Democrats are calling their sit-in protest on the House floor a success, even though it hasn't led to the votes on gun-control legislation they demanded. About two dozen lawmakers were still taking part Thursday morning, even after House Speaker Paul Ryan adjourned the chamber about 3am until after the July 4 holiday. It was unclear how long they'd stay, but the Hill says it has the potential to be a "days-long demonstration." If nothing else, Democrats say the protest is raising awareness of the issue around the world, the AP reports. "We crossed one bridge," says protest leader and civil rights icon Rep. John Lewis of Georgia. "We have other bridges to cross." In other coverage:
- Ryan made a move to end the standoff with what the New York Times calls the "remarkable step" of calling a vote on an appropriations bill around 3am without any debate. The bill, which includes $1.1 billion to fight Zika, passed 239 to 171.

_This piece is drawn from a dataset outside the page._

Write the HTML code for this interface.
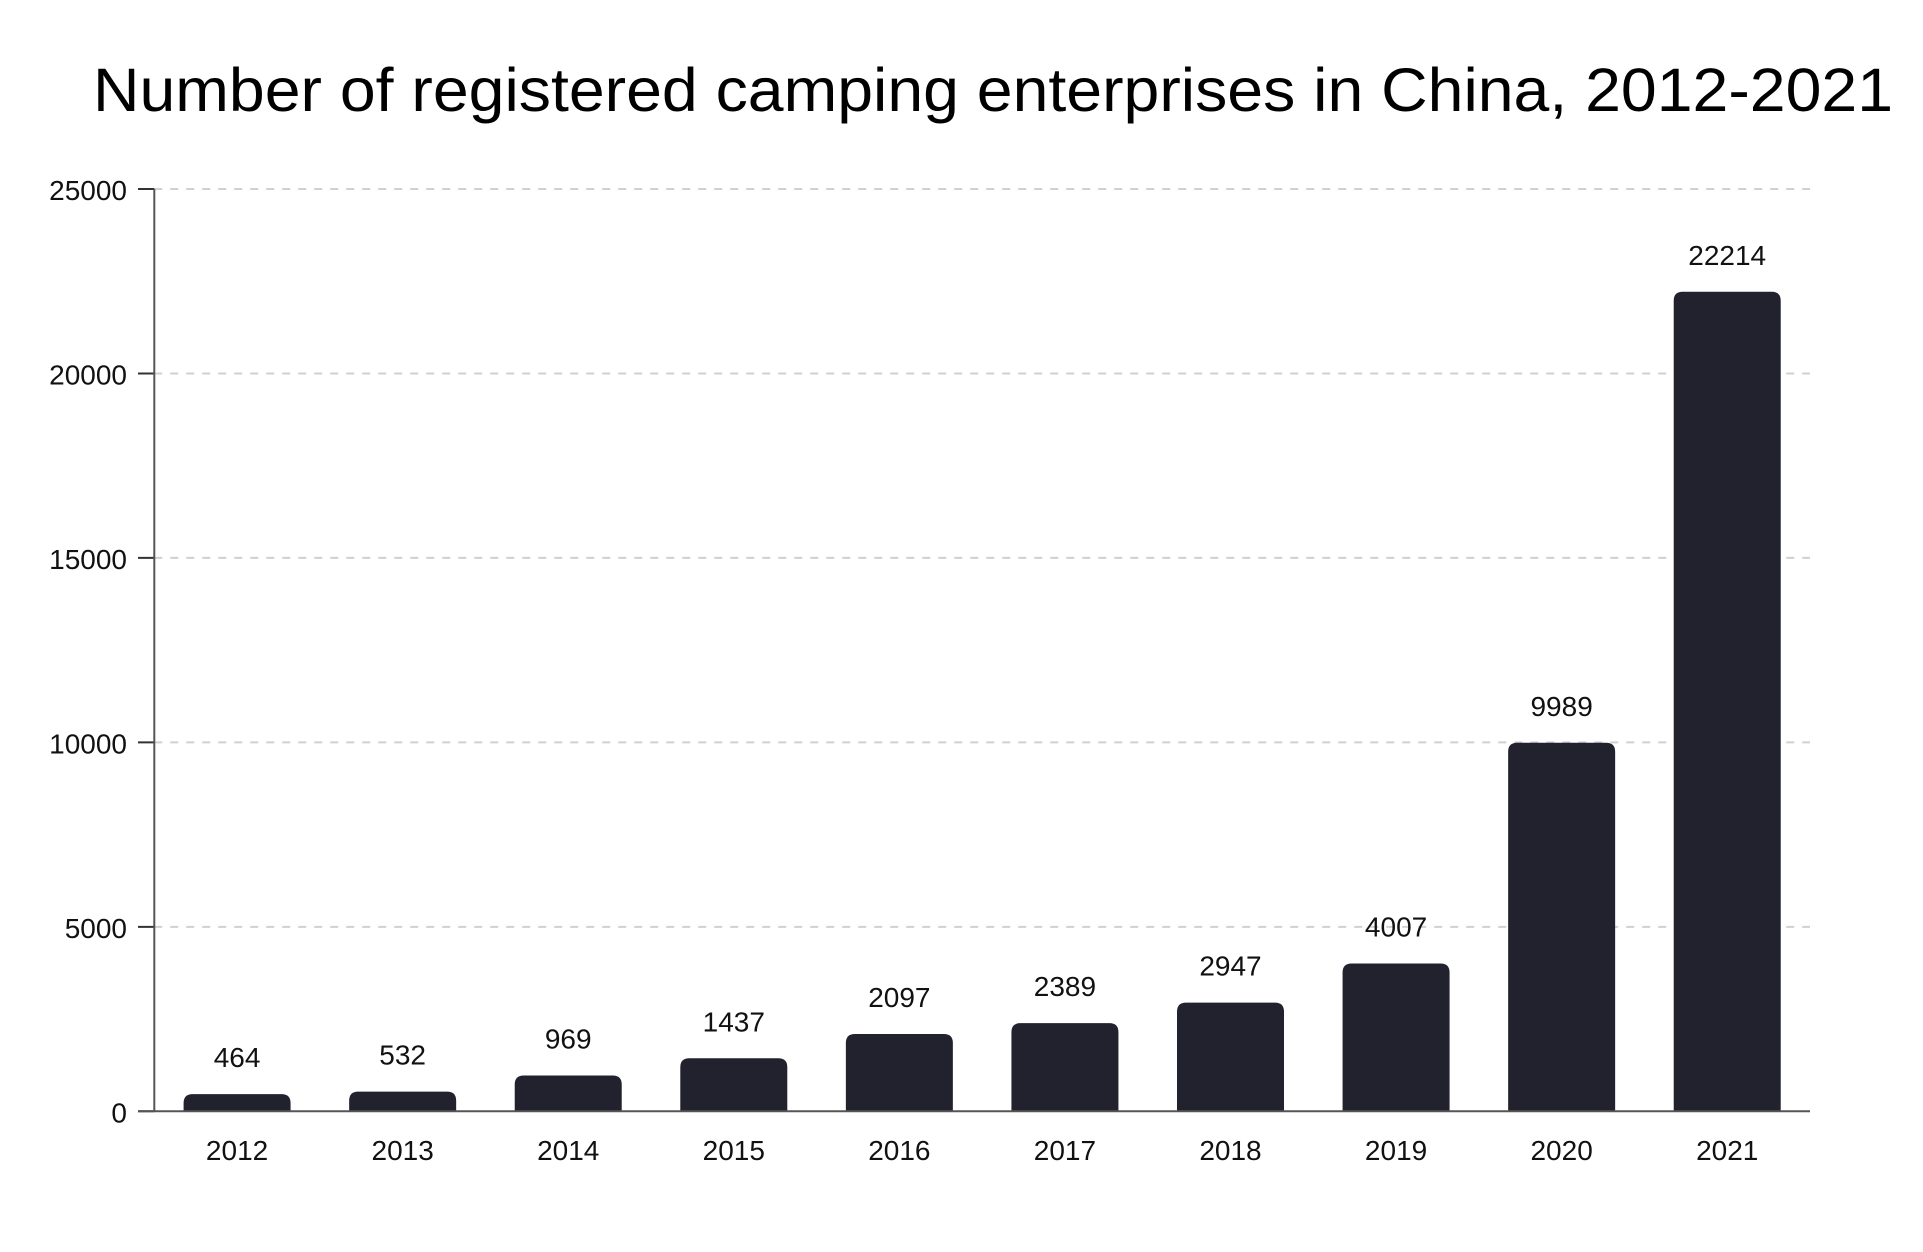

- Rep. Katherine Clark of Massachusetts came up with the idea for the sit-in and recruited Lewis to lead it, reports the Washington Post. Lewis "gave us all the resolve and the grit and determination to see this through when we are back in July," Clark says.
- Republicans shut off House cameras after the sit-in began just before noon Wednesday, the Hill reports, but C-SPAN used Periscope and Facebook Live to keep broadcasting the protest. The protesting Democrats ignored GOP leaders' reminders that lawmakers are banned from using electronic devices to broadcast House proceedings.
- Ryan told CNN Wednesday night that the protest was a "publicity stunt" that would do nothing to make America safer. "This is not about a solution to a problem. This is about trying to get attention."
- Politico looks at how Democrats angered by the lack of action after the Orlando mass shooting planned and carried out the dramatic protest. "We said at the beginning of this week that we would use every tool in our toolbox," says Rep. Steve Israel. "We said some of those tools involved hammers. Some of those tools involved screwdrivers. Some are blunt, some not. We're going to keep using every single tool."